The Defence Infrastructure Organisation is expected to shed more jobs and is looking for a private sector partner to manage operations
The Ministry of Defence’s estate arm has made 1,000 redundancies in the first year of its operation and anticipates further job losses after confirming it will press ahead with plans to appoint a private sector partner to manage its operations.
The Defence Infrastructure Organisation said this week that that 1,000 staff had lost their job since the organisations was formed in April 2011.
A spokesman said that when the DIO was formed, in a move that brought together Defence Estates and other infrastructure bodies from across the armed forces, it had 4,200 employees - a reduction of from about 7,000 employees across the MoD - but as of April this year this had been reduced to 3,200.
He said the organisation was likely to be “further slimmed down from its current size” as it adopts a “new business model”, which will include the appointment of a private sector partner to “manage and develop our business”.
The DIO undertook a ‘soft-market test’ on the plans to procure a private sector partner earlier this year, and the spokesman said the MoD had now given the green light for the plan to procure a Strategic Business Partner (SBP), with an OJEU notice expected imminently.
He said: “We are working on the detail of how this will look in practice, along with timescales and which activities would be transferred”.
The DIO is managing the £5bn New Generation Estates Contract (NGEC) programme, which includes a £1.5bn contract to provide repairs and maintenance to the more than 49,000 UK military homes.

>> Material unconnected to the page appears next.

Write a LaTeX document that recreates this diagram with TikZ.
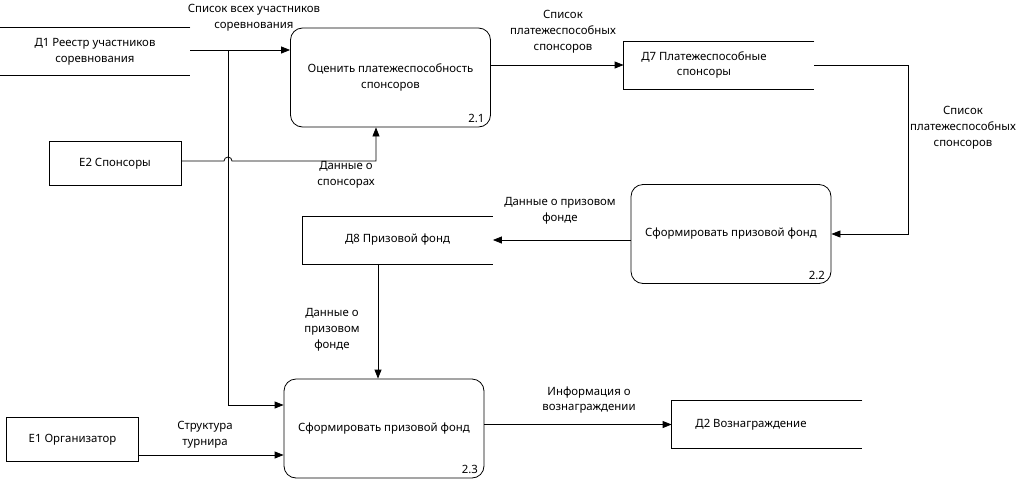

However, the DIO had been heavily criticised for being under-resourced and last year had to cancel plans to procure contracts in the NGEC together, setting back the procurement schedule, with industry figures citing a lack of staff to deal with the procurement as a key reason for the delays.
In January the DIO said no NGEC contracts would be awarded this year, as it looked to appoint a private sector partner to manage the defence estate, worth nearly £20bn and including about 4,000 sites.
As Building reported in March, the DIO was “besieged” with responses from firms interested in the SBP role, including Serco, Capita Symonds, Babcock and CH2M Hill.